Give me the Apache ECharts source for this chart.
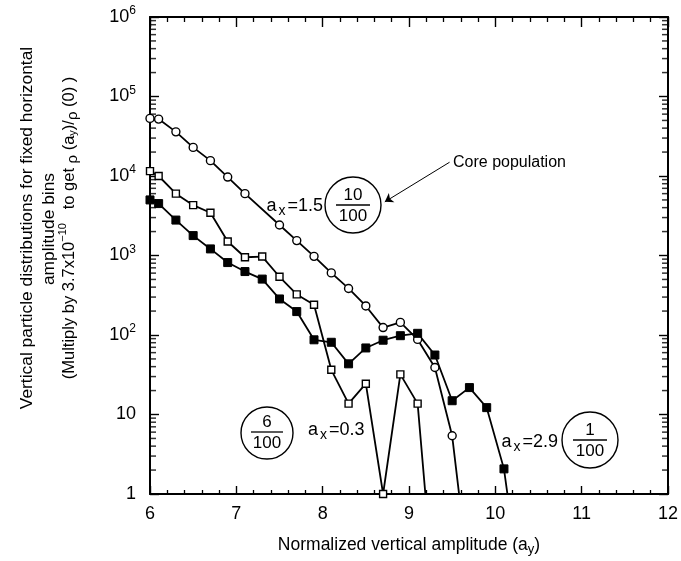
<!DOCTYPE html>
<html>
<head>
<meta charset="utf-8">
<script src="https://cdn.jsdelivr.net/npm/echarts@6/dist/echarts.min.js"></script>
<style>
html, body { margin: 0; padding: 0; background: #fff; }
#chart { width: 681px; height: 561px; }
</style>
</head>
<body>
<div id="chart"></div>
<script>
// a_x = 1.5 (core population) - open circles
const circleX = [6.0, 6.1, 6.3, 6.5, 6.7, 6.9, 7.1, 7.5, 7.7, 7.9, 8.1, 8.3, 8.5, 8.7, 8.9, 9.1, 9.3, 9.5, 9.7];
const circleY = [53000, 52000, 35900, 22900, 15600, 9700, 6000, 2420, 1540, 975, 604, 385, 232, 124, 144, 88, 39, 5.4, 0.08];

// a_x = 0.3 - open squares
const openSqX = [6.0, 6.1, 6.3, 6.5, 6.7, 6.9, 7.1, 7.3, 7.5, 7.7, 7.9, 8.1, 8.3, 8.5, 8.7, 8.9, 9.1, 9.3];
const openSqY = [11500, 10000, 6000, 4300, 3450, 1500, 950, 970, 540, 324, 240, 36.5, 13.7, 24.4, 1, 32, 13.7, 0.04];

// a_x = 2.9 - filled squares
const fillSqX = [6.0, 6.1, 6.3, 6.5, 6.7, 6.9, 7.1, 7.3, 7.5, 7.7, 7.9, 8.1, 8.3, 8.5, 8.7, 8.9, 9.1, 9.3, 9.5, 9.7, 9.9, 10.1, 10.3];
const fillSqY = [5000, 4500, 2790, 1780, 1210, 815, 628, 505, 284, 197, 87, 81, 43.4, 68.7, 86, 98, 105, 56, 14.9, 21.8, 12.2, 2.07, 0.055];

// log minor ticks 2..9 in each decade
const minorLogTicks = [];
for (let d = 0; d < 6; d++) {
  for (let k = 2; k <= 9; k++) minorLogTicks.push(k * Math.pow(10, d));
}

const FONT = "'Liberation Sans', Arial, sans-serif";

function pairs(xs, ys) {
  return xs.map((x, i) => [x, ys[i]]);
}

const chart = echarts.init(document.getElementById('chart'));

const lineBase = {
  type: 'line',
  clip: true,
  animation: false,
  lineStyle: { color: '#000', width: 1.8 },
  symbolSize: 8,
  z: 3
};

// short marks drawn at the frame for the log minor ticks
const tickBase = {
  type: 'scatter',
  silent: true,
  clip: false,
  animation: false,
  symbol: 'rect',
  symbolSize: [6, 1.5],
  itemStyle: { color: '#000' },
  z: 2
};

const xAxisBase = {
  type: 'value', min: 6, max: 12, interval: 1,
  axisLine: { onZero: false, lineStyle: { color: '#000', width: 2 } },
  splitLine: { show: false },
  minorSplitLine: { show: false }
};

const yAxisBase = {
  type: 'log', logBase: 10, min: 1, max: 1000000, splitNumber: 6,
  axisLine: { onZero: false, lineStyle: { color: '#000', width: 2 } },
  splitLine: { show: false },
  minorTick: { show: false }
};

const sup = { fontSize: 12, fontFamily: FONT, color: '#000', padding: [0, 0, 12, 0] };

chart.setOption({
  backgroundColor: '#fff',
  animation: false,
  grid: { left: 150, right: 9, top: 17, bottom: 63 },
  xAxis: [
    Object.assign({}, xAxisBase, {
      position: 'bottom',
      axisTick: { inside: true, length: 8, lineStyle: { color: '#000', width: 1.4 } },
      minorTick: { show: true, splitNumber: 5, length: 4, lineStyle: { color: '#000', width: 1.3 } },
      axisLabel: { fontSize: 18, color: '#000', fontFamily: FONT, margin: 11 },
      name: 'Normalized vertical amplitude (a{s|y})',
      nameLocation: 'middle',
      nameGap: 41,
      nameTextStyle: {
        fontSize: 17.5, color: '#000', fontFamily: FONT,
        rich: { s: { fontSize: 13, fontFamily: FONT, color: '#000', padding: [8, 0, 0, 0] } }
      }
    }),
    Object.assign({}, xAxisBase, {
      position: 'top',
      axisTick: { inside: true, length: 10, lineStyle: { color: '#000', width: 1.4 } },
      minorTick: { show: true, splitNumber: 5, length: 5, lineStyle: { color: '#000', width: 1.3 } },
      axisLabel: { show: false }
    })
  ],
  yAxis: [
    Object.assign({}, yAxisBase, {
      position: 'left',
      axisTick: { inside: true, length: 9, lineStyle: { color: '#000', width: 1.4 } },
      axisLabel: {
        fontSize: 18, color: '#000', fontFamily: FONT, margin: 14,
        formatter: function (v) {
          const e = Math.round(Math.log10(v));
          if (e === 0) return '1';
          if (e === 1) return '10';
          return '10{sup|' + e + '}';
        },
        rich: { sup: sup }
      }
    }),
    Object.assign({}, yAxisBase, {
      position: 'right',
      axisTick: { inside: true, length: 9, lineStyle: { color: '#000', width: 1.4 } },
      axisLabel: { show: false }
    })
  ],
  series: [
    Object.assign({}, lineBase, {
      name: 'a_x=1.5',
      data: pairs(circleX, circleY),
      symbol: 'circle',
      itemStyle: { color: '#fff', borderColor: '#000', borderWidth: 1.4 },
      markLine: {
        silent: true,
        symbol: ['none', 'arrow'],
        symbolSize: 8,
        label: { show: false },
        lineStyle: { color: '#000', width: 1, type: 'solid' },
        data: [[{ coord: [9.47, 14900] }, { coord: [8.72, 4730] }]]
      }
    }),
    Object.assign({}, lineBase, {
      name: 'a_x=0.3',
      data: pairs(openSqX, openSqY),
      symbol: 'rect',
      symbolSize: 7,
      itemStyle: { color: '#fff', borderColor: '#000', borderWidth: 1.4 }
    }),
    Object.assign({}, lineBase, {
      name: 'a_x=2.9',
      data: pairs(fillSqX, fillSqY),
      symbol: 'rect',
      symbolSize: 8,
      itemStyle: { color: '#000', borderColor: '#000', borderWidth: 1 }
    }),
    // minor log ticks on the left and right frame
    Object.assign({}, tickBase, {
      data: minorLogTicks.map(v => [6, v]),
      symbolOffset: [3, 0]
    }),
    Object.assign({}, tickBase, {
      data: minorLogTicks.map(v => [12, v]),
      symbolOffset: [-3, 0]
    })
  ],
  graphic: [
    // y-axis title, three rotated lines
    {
      type: 'text', x: 27, y: 228, rotation: Math.PI / 2,
      style: { text: 'Vertical particle distributions for fixed horizontal', font: '17.4px ' + FONT, fill: '#000', align: 'center', verticalAlign: 'middle' }
    },
    {
      type: 'text', x: 49, y: 229, rotation: Math.PI / 2,
      style: { text: 'amplitude bins', font: '17.4px ' + FONT, fill: '#000', align: 'center', verticalAlign: 'middle' }
    },
    {
      type: 'text', x: 69, y: 228, rotation: Math.PI / 2,
      style: {
        text: '(Multiply by 3.7x10{sup|\u221210}   to get {lo|\u03c1} (a{sub|y})/{lo|\u03c1} (0) )',
        font: '16.5px ' + FONT, fill: '#000', align: 'center', verticalAlign: 'middle',
        rich: {
          sup: { fontSize: 11, fontFamily: FONT, fill: '#000', padding: [0, 0, 12, 0] },
          sub: { fontSize: 11, fontFamily: FONT, fill: '#000', padding: [8, 0, 0, 0] },
          lo: { fontSize: 15, fontFamily: FONT, fill: '#000', padding: [8, 0, 0, 0] }
        }
      }
    },
    // Core population label
    {
      type: 'text', x: 453, y: 163,
      style: { text: 'Core population', font: '16px ' + FONT, fill: '#000', align: 'left', verticalAlign: 'middle' }
    },
    // a_x = 1.5 (10/100)
    {
      type: 'text', x: 323, y: 206,
      style: {
        text: 'a{s|x}=1.5', font: '18px ' + FONT, fill: '#000', align: 'right', verticalAlign: 'middle',
        rich: { s: { fontSize: 14, fontFamily: FONT, fill: '#000', padding: [10, 2, 0, 2] } }
      }
    },
    { type: 'circle', shape: { cx: 353, cy: 205, r: 28 }, style: { fill: null, stroke: '#000', lineWidth: 1.4 } },
    { type: 'text', x: 353, y: 195, style: { text: '10', font: '17px ' + FONT, fill: '#000', align: 'center', verticalAlign: 'middle' } },
    { type: 'line', shape: { x1: 336, y1: 205, x2: 370, y2: 205 }, style: { stroke: '#000', lineWidth: 1.3 } },
    { type: 'text', x: 353, y: 216, style: { text: '100', font: '17px ' + FONT, fill: '#000', align: 'center', verticalAlign: 'middle' } },
    // (6/100) a_x = 0.3
    { type: 'circle', shape: { cx: 267, cy: 433, r: 26 }, style: { fill: null, stroke: '#000', lineWidth: 1.4 } },
    { type: 'text', x: 267, y: 422, style: { text: '6', font: '17px ' + FONT, fill: '#000', align: 'center', verticalAlign: 'middle' } },
    { type: 'line', shape: { x1: 251, y1: 432, x2: 283, y2: 432 }, style: { stroke: '#000', lineWidth: 1.3 } },
    { type: 'text', x: 267, y: 443, style: { text: '100', font: '17px ' + FONT, fill: '#000', align: 'center', verticalAlign: 'middle' } },
    {
      type: 'text', x: 308, y: 430,
      style: {
        text: 'a{s|x}=0.3', font: '18px ' + FONT, fill: '#000', align: 'left', verticalAlign: 'middle',
        rich: { s: { fontSize: 14, fontFamily: FONT, fill: '#000', padding: [10, 2, 0, 2] } }
      }
    },
    // a_x = 2.9 (1/100)
    {
      type: 'text', x: 558, y: 442,
      style: {
        text: 'a{s|x}=2.9', font: '18px ' + FONT, fill: '#000', align: 'right', verticalAlign: 'middle',
        rich: { s: { fontSize: 14, fontFamily: FONT, fill: '#000', padding: [10, 2, 0, 2] } }
      }
    },
    { type: 'circle', shape: { cx: 590, cy: 440, r: 28 }, style: { fill: null, stroke: '#000', lineWidth: 1.4 } },
    { type: 'text', x: 590, y: 430, style: { text: '1', font: '17px ' + FONT, fill: '#000', align: 'center', verticalAlign: 'middle' } },
    { type: 'line', shape: { x1: 573, y1: 440, x2: 607, y2: 440 }, style: { stroke: '#000', lineWidth: 1.3 } },
    { type: 'text', x: 590, y: 451, style: { text: '100', font: '17px ' + FONT, fill: '#000', align: 'center', verticalAlign: 'middle' } }
  ]
});
</script>
</body>
</html>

* **TASK INSTRUCTIONS**
From the first line of the listing above, repeat every line through the one holding "32, 13.7, 0.04];". Both ends count, and pictures stay out.

* **OUTPUT FOR THIS EXERCISE**
Give me the Apache ECharts source for this chart.
<!DOCTYPE html>
<html>
<head>
<meta charset="utf-8">
<script src="https://cdn.jsdelivr.net/npm/echarts@6/dist/echarts.min.js"></script>
<style>
html, body { margin: 0; padding: 0; background: #fff; }
#chart { width: 681px; height: 561px; }
</style>
</head>
<body>
<div id="chart"></div>
<script>
// a_x = 1.5 (core population) - open circles
const circleX = [6.0, 6.1, 6.3, 6.5, 6.7, 6.9, 7.1, 7.5, 7.7, 7.9, 8.1, 8.3, 8.5, 8.7, 8.9, 9.1, 9.3, 9.5, 9.7];
const circleY = [53000, 52000, 35900, 22900, 15600, 9700, 6000, 2420, 1540, 975, 604, 385, 232, 124, 144, 88, 39, 5.4, 0.08];

// a_x = 0.3 - open squares
const openSqX = [6.0, 6.1, 6.3, 6.5, 6.7, 6.9, 7.1, 7.3, 7.5, 7.7, 7.9, 8.1, 8.3, 8.5, 8.7, 8.9, 9.1, 9.3];
const openSqY = [11500, 10000, 6000, 4300, 3450, 1500, 950, 970, 540, 324, 240, 36.5, 13.7, 24.4, 1, 32, 13.7, 0.04];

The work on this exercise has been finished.